Quantifying the Energy Drain

A tire's coefficient of rolling resistance (CRR) directly translates into range reduction. Industry data suggests that a 10% reduction in CRR can improve an EV's range by 3–5%, depending on driving conditions. For a 300-mile rated EV, that equates to an extra 9–15 miles per charge—significant when every kilowatt-hour counts. Conversely, using high-performance summer tires or off-road tires with elevated RR can slash range by 10–15%.

The Speed and Load Relationship

Rolling resistance increases with vehicle speed, but the relationship is not linear. At low city speeds (under 30 mph), RR accounts for roughly 30–40% of total energy consumption. At highway speeds (65–75 mph), aerodynamic drag overtakes RR, but RR still represents 20–25% of the loss. Additionally, heavier EVs—especially large SUVs and pickup trucks with battery packs exceeding 1,000 kg—exert greater vertical load on tires, magnifying deformation and hysteresis losses. This makes low-RR tire design even more critical for the growing segment of heavy electric trucks.

Key Tire Design Parameters That Affect EV Range

Every aspect of a tire's construction—from tread pattern to internal structure—can be optimized to reduce energy waste. The following subsections detail the most influential parameters.

Tread Pattern and Depth

Aggressive treads with deep grooves and large tread blocks increase the amount of rubber flexing as the tire rotates, raising hysteresis. Smooth, low-profile tires with continuous center ribs minimize flex and reduce RR. However, traction and wet-weather safety must be maintained; EV tires often use asymmetric tread designs that balance low rolling resistance with adequate grip. For winter conditions, dedicated EV winter tires use softer compounds that retain flexibility at low temperatures without dramatically increasing RR.

Rubber Compound and Hysteresis

The magic lies in the rubber formulation. Silica-reinforced compounds, first popularized by Michelin, have become standard for low-RR tires. Silica reduces internal friction compared to conventional carbon black, lowering energy loss. Modern EVs use "green" compounds that incorporate sustainable materials like sunflower oil, orange oil, or even rice husk ash to further reduce hysteresis. The trade-off is often a slight decrease in ultimate grip, but for daily driving, the efficiency gain is well worth it.
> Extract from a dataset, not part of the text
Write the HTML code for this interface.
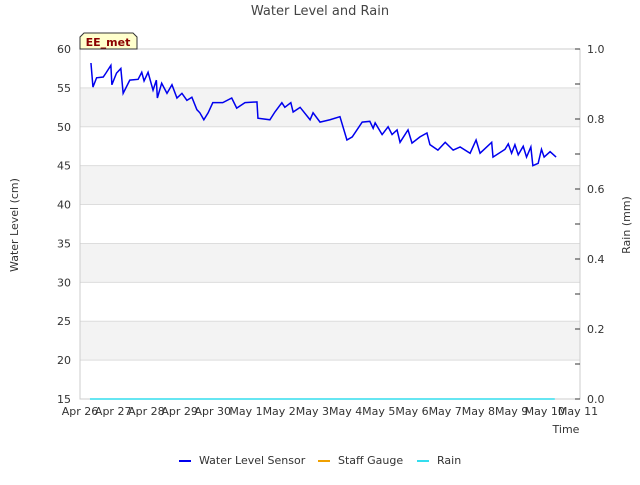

Carcass Construction and Sidewall Stiffness

Stiffer sidewalls reduce the tire's deformation under load, thereby reducing rolling resistance. But stiff sidewalls transmit more road imperfections to the cabin, potentially affecting ride comfort. EV manufacturers often specify tires with reinforced sidewalls to handle the extra weight of the battery and to support load-carrying capacities comparable to light trucks. This is why many EV-specific tires have higher load ratings and reinforced casings.

Bead and Belt Design

The bead area—where the tire seals against the rim—must be optimized to prevent air leakage while maintaining low rotational inertia. Belt packages (typically steel or aramid) provide structural integrity and affect the contact patch's stiffness. Lower-mass belt designs reduce unsprung weight, improving both efficiency and handling.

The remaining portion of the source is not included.